Dynamic Virtual Channel Configuration for Efficient Multicore Systems

Abstract

With the growing number of on-chip cores in multicore systems, there is an urgent need of efficient communication structures. NoC (Network-on-Chip) plays an important role in determining the performance of on-chip communication for multicore systems. Specifically, packet-based wormhole communication is known as the most viable solution for an MPSoC involving NoCs. In NoC design, the buffer organization facilitates the use of Virtual Channels (VC). Formally, a VC organization can be categorized into two types: static and dynamic. In dynamic and adaptive VC organization, variable number of buffer slots is used for VCs depending on the real-time on-chip traffic conditions.
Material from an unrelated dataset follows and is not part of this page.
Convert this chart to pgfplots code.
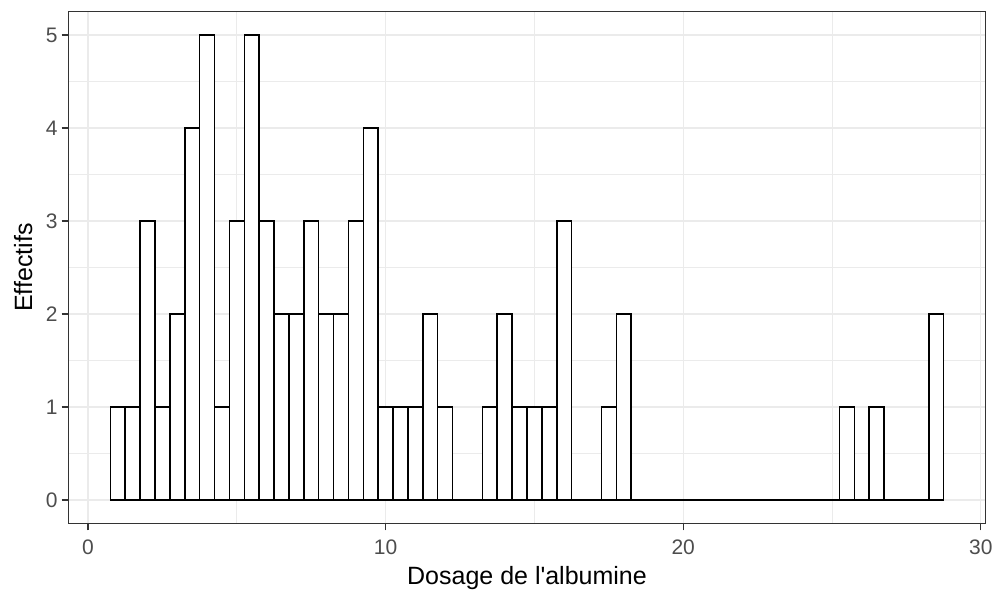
\documentclass[border=0pt]{standalone}
\usepackage{pgfplots}
\pgfplotsset{compat=1.18}
\usepackage{fontspec}
\setmainfont{Liberation Sans}[Ligatures=TeXOff]
\definecolor{gridc}{HTML}{EBEBEB}
\definecolor{gtwenty}{HTML}{333333}
\definecolor{gthirty}{HTML}{4D4D4D}
\begin{document}
\begin{tikzpicture}
\useasboundingbox (-68.7pt,-67.7pt) rectangle (925.3pt,523.3pt);
\begin{axis}[
  at={(0,0)}, anchor=south west,
  scale only axis, width=916.6pt, height=511.6pt,
  xmin=-0.65, xmax=30.15, ymin=-0.25, ymax=5.25,
  xtick={0,10,20,30}, minor xtick={5,15,25},
  ytick={0,1,2,3,4,5}, minor ytick={0.5,1.5,2.5,3.5,4.5},
  grid=both,
  major grid style={draw=gridc, line width=1.3pt},
  minor grid style={draw=gridc, line width=0.7pt},
  axis line style={draw=gtwenty, line width=1.2pt},
  tick align=outside, tick pos=left,
  major tick length=7pt,
  minor tick length=0pt,
  every tick/.style={draw=gtwenty, line width=1.2pt},
  /pgf/number format/assume math mode=true,
  xticklabel style={anchor=base, yshift=-24pt, font=\fontsize{21}{24}\selectfont, text=gthirty},
  yticklabel style={anchor=east, xshift=-0.5pt, font=\fontsize{21}{24}\selectfont, text=gthirty},
  xlabel={Dosage de l'albumine},
  ylabel={Effectifs},
  every axis x label/.style={at={(axis description cs:0.5,0)}, anchor=base, yshift=-61.7pt, font=\fontsize{25}{29}\selectfont, text=black},
  every axis y label/.style={at={([xshift=-45.5pt]axis description cs:0,0.5)}, anchor=center, rotate=90, font=\fontsize{25}{29}\selectfont, text=black},
]
\addplot[ybar interval, fill=white, draw=black, line width=1.5pt] table[x=x, y=n] {
x n
0.75 1
1.25 1
1.75 3
2.25 1
2.75 2
3.25 4
3.75 5
4.25 1
4.75 3
5.25 5
5.75 3
6.25 2
6.75 2
7.25 3
7.75 2
8.25 2
8.75 3
9.25 4
9.75 1
10.25 1
10.75 1
11.25 2
11.75 1
12.25 0
12.75 0
13.25 1
13.75 2
14.25 1
14.75 1
15.25 1
15.75 3
16.25 0
16.75 0
17.25 1
17.75 2
18.25 0
18.75 0
19.25 0
19.75 0
20.25 0
20.75 0
21.25 0
21.75 0
22.25 0
22.75 0
23.25 0
23.75 0
24.25 0
24.75 0
25.25 1
25.75 0
26.25 1
26.75 0
27.25 0
27.75 0
28.25 2
28.75 0
};
\end{axis}
\end{tikzpicture}
\end{document}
In this context, we introduce a new dynamic scheme for Efficient Virtual Channel organization (EVC), where a VC is reserved when a message packet enters the router and released when the packet leaves the router. This prevents a VC to hold more than one packet that subsequently removes the blocking of other packets. Our proposed technique can be implemented by amending the previously introduced dynamically allocated multi-queue schemes. In these schemes, an input or output port comprises of a centralized buffer whose slots are dynamically allocated to VCs according to real-time traffic. The simulation results support the advantages of our proposed EVC methodology and the experimental results confirm that our approach improves network latency and throughput as compared to conventional VC based multicore system designs.